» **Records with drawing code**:

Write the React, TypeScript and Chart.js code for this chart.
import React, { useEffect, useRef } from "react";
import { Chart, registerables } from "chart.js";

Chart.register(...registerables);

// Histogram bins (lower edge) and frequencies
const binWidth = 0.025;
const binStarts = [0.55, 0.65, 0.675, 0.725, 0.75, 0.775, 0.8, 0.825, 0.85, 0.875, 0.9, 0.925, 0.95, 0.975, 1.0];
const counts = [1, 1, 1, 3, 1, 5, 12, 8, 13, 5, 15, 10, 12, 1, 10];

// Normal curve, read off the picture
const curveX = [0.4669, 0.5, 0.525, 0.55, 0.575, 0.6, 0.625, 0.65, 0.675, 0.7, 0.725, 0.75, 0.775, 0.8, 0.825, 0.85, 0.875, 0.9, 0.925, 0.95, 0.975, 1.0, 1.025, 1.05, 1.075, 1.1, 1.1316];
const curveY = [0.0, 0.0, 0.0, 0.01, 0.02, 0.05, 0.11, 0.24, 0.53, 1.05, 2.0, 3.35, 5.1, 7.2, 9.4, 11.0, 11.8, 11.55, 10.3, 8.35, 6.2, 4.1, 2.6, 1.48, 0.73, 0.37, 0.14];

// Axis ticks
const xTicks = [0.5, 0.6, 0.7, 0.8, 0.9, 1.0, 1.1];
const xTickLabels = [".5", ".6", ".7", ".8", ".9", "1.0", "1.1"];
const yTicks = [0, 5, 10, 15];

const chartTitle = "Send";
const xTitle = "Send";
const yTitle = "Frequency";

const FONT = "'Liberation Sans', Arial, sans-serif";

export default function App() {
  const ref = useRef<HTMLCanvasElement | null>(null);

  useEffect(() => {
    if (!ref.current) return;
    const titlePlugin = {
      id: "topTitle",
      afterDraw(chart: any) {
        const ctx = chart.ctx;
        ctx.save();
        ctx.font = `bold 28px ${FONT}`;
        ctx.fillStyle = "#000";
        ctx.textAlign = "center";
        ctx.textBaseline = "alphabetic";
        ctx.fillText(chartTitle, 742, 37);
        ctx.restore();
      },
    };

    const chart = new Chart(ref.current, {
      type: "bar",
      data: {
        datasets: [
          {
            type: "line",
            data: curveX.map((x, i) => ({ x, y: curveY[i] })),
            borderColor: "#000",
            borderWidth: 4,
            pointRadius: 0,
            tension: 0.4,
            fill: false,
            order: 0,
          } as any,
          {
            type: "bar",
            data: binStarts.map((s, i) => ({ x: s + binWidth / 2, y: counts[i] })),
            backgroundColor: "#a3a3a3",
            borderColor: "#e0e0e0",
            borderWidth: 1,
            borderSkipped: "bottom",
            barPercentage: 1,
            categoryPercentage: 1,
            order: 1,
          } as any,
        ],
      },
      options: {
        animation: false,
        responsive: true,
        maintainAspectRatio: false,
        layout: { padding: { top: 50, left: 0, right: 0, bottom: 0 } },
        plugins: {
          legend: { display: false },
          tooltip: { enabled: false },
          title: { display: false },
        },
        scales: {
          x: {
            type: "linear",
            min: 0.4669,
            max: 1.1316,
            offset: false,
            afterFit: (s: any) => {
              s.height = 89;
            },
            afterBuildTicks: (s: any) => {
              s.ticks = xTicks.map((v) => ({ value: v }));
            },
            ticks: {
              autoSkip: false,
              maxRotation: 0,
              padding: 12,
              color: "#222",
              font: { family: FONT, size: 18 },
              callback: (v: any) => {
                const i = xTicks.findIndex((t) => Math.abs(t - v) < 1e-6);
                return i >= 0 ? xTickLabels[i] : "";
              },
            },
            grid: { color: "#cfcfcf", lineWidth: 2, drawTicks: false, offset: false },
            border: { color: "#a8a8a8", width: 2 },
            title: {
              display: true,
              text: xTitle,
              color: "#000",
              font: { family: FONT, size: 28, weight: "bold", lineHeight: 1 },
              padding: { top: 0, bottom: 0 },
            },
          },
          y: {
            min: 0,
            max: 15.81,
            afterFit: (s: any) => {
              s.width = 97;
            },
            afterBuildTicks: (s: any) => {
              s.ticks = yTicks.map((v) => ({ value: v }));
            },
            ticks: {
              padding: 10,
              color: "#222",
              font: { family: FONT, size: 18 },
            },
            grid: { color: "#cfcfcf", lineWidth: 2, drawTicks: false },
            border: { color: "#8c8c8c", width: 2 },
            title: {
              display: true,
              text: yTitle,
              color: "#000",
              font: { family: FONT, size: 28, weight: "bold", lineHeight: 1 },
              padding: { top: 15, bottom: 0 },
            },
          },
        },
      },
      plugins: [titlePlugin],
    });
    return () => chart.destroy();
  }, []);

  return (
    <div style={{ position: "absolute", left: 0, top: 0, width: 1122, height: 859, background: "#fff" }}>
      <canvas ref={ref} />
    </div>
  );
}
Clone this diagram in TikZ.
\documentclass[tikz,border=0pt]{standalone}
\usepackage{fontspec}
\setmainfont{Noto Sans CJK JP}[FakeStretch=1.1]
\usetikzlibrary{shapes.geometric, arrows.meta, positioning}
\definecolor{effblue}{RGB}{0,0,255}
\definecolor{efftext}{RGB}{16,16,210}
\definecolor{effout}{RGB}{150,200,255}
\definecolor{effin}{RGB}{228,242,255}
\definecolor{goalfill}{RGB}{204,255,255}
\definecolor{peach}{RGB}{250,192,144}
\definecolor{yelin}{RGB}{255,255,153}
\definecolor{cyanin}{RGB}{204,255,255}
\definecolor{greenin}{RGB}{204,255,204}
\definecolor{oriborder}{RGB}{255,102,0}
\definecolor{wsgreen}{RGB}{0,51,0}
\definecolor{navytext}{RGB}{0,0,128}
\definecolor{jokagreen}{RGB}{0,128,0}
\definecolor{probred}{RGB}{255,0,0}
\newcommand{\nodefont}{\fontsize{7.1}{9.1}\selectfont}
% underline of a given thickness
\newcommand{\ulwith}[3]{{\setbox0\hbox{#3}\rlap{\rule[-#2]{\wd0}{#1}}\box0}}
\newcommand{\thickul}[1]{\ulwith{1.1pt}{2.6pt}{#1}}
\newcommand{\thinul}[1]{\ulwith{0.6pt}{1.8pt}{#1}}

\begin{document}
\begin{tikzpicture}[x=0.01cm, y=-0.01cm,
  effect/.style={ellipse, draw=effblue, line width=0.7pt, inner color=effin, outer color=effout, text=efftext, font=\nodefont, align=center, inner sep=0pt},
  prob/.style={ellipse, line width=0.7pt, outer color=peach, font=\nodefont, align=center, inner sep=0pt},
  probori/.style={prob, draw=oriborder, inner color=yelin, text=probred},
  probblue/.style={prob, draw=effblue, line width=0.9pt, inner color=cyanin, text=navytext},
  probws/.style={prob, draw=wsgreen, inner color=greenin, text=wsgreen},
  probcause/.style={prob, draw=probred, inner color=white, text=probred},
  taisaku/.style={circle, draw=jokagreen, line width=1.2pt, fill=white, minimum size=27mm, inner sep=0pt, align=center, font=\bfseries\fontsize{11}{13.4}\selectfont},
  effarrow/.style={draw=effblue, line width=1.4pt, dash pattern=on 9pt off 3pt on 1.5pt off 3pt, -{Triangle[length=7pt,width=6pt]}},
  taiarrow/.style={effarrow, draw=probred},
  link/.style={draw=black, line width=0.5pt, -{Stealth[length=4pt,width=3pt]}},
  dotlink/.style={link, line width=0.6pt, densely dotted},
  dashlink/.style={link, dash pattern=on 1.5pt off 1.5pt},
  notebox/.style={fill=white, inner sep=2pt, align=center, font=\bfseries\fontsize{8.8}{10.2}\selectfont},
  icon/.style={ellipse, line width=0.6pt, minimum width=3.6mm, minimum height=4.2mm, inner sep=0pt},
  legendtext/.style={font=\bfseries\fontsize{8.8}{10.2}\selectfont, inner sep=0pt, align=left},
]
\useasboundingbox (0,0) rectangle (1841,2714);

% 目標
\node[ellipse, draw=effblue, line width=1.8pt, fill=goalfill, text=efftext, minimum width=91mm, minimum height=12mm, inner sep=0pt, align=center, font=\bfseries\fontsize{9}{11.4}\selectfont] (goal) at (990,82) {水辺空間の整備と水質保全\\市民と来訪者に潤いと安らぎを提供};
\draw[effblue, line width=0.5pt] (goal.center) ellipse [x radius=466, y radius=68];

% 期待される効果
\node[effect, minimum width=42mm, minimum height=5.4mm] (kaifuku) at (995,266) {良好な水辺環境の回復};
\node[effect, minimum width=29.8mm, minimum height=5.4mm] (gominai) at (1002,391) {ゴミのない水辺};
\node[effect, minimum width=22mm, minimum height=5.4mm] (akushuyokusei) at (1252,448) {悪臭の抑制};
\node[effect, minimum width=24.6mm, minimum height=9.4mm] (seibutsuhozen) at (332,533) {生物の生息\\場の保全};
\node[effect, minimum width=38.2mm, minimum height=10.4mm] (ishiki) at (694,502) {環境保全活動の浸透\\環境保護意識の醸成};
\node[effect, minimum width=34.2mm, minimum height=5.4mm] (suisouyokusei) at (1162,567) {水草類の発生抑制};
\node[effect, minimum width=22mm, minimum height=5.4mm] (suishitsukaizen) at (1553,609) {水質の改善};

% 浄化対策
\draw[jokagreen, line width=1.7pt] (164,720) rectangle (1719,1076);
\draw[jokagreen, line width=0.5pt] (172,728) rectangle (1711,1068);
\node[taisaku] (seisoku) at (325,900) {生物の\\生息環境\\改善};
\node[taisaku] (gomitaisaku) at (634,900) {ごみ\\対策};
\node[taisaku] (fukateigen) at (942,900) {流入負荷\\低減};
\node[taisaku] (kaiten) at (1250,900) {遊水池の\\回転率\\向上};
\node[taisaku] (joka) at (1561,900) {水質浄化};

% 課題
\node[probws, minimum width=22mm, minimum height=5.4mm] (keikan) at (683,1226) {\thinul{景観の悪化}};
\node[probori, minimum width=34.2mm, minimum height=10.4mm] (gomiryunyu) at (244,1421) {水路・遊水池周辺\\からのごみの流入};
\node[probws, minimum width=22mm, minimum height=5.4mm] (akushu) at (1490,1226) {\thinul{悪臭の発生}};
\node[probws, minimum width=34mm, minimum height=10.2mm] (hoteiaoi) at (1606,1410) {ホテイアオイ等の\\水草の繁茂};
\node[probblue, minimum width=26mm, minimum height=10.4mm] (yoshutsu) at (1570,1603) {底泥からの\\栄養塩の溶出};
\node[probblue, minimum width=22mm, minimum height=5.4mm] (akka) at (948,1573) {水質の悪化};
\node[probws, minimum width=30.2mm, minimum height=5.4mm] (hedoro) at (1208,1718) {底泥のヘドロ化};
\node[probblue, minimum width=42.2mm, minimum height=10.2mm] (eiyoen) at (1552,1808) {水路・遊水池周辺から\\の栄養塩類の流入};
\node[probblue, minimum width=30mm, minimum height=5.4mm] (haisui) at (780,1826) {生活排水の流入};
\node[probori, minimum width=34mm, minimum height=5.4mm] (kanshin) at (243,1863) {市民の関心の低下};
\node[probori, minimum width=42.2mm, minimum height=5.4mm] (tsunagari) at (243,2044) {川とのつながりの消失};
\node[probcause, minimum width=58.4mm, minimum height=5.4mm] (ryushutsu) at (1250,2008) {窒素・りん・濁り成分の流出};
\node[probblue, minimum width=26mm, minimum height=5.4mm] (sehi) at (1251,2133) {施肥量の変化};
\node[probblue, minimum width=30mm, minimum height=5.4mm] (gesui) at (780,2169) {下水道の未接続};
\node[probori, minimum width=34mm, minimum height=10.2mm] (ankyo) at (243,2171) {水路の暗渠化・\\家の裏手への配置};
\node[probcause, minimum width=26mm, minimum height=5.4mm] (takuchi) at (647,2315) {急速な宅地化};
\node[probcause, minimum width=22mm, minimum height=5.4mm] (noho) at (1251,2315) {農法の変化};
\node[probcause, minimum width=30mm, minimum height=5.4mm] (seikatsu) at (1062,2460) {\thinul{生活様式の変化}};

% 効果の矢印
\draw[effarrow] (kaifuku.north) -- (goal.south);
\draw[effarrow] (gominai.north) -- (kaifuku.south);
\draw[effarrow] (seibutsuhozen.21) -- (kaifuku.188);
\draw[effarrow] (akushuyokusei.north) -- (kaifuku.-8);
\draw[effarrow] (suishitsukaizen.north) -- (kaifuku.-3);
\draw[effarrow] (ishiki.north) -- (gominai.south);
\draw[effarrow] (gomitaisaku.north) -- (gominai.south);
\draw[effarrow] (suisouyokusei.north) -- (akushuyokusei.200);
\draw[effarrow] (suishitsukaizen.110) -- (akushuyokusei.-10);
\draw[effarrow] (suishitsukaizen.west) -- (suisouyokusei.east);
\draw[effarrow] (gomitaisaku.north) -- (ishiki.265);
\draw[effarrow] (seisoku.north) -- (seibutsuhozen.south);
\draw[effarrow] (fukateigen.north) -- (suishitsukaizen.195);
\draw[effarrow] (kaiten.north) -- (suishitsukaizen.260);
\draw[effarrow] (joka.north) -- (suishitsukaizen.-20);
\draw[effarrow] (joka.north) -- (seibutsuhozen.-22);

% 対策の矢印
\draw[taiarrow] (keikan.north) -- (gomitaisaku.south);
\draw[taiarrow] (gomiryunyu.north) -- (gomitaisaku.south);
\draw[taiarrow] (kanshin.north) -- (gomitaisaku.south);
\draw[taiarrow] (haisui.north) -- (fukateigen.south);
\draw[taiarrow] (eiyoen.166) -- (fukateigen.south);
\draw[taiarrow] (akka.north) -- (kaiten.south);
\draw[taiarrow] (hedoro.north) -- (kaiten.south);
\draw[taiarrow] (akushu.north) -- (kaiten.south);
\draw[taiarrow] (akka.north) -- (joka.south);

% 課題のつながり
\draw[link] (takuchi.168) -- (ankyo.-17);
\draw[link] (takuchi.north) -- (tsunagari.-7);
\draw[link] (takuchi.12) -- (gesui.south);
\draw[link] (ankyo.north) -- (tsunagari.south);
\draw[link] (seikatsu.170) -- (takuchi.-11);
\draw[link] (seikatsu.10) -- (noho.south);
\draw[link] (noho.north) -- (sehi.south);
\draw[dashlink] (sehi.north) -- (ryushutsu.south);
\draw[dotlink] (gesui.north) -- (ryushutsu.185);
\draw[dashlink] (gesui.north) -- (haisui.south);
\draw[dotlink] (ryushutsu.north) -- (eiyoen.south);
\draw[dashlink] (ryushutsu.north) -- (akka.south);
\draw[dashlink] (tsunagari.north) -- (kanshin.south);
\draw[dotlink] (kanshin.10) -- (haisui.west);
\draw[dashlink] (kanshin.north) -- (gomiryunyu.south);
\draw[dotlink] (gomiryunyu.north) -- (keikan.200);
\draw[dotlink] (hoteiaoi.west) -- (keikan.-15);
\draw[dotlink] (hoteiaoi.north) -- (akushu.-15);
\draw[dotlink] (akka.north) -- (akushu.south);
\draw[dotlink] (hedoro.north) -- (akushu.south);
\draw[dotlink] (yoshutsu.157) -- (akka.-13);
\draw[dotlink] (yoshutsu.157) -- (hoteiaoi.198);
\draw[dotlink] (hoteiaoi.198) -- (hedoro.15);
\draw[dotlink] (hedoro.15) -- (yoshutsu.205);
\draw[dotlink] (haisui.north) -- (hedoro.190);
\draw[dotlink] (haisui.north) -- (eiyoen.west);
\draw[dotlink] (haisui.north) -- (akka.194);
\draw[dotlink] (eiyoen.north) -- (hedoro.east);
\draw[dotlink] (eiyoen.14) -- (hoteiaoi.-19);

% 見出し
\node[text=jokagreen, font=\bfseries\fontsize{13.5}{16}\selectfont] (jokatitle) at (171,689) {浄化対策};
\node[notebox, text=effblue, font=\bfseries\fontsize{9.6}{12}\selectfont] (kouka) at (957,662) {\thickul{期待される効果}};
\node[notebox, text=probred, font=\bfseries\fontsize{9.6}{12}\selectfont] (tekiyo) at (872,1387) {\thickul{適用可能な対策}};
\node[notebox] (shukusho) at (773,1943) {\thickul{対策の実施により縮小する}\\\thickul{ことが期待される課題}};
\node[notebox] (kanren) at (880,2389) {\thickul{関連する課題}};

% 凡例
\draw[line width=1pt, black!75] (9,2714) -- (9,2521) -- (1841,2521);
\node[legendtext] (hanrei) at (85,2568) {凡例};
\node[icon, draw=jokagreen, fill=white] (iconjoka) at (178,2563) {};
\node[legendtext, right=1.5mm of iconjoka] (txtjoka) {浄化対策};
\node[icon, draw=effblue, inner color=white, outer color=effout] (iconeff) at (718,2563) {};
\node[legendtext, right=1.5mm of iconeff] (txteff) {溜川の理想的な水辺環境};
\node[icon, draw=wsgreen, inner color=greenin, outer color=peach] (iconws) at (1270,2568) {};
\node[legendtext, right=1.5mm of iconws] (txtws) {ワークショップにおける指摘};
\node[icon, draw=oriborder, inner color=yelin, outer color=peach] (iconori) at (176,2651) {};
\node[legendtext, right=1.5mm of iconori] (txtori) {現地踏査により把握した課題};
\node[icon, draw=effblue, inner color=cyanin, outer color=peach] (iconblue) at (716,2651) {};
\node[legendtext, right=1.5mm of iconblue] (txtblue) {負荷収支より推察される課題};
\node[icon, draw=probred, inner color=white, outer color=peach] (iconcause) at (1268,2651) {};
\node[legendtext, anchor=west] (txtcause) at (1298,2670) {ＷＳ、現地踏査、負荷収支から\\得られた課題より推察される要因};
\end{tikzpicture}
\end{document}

» **WHAT YOU NEED TO DO**:
Return solely the number of lines in the data that include the word "this".

» **ANSWER TO THE PROBLEM**:
2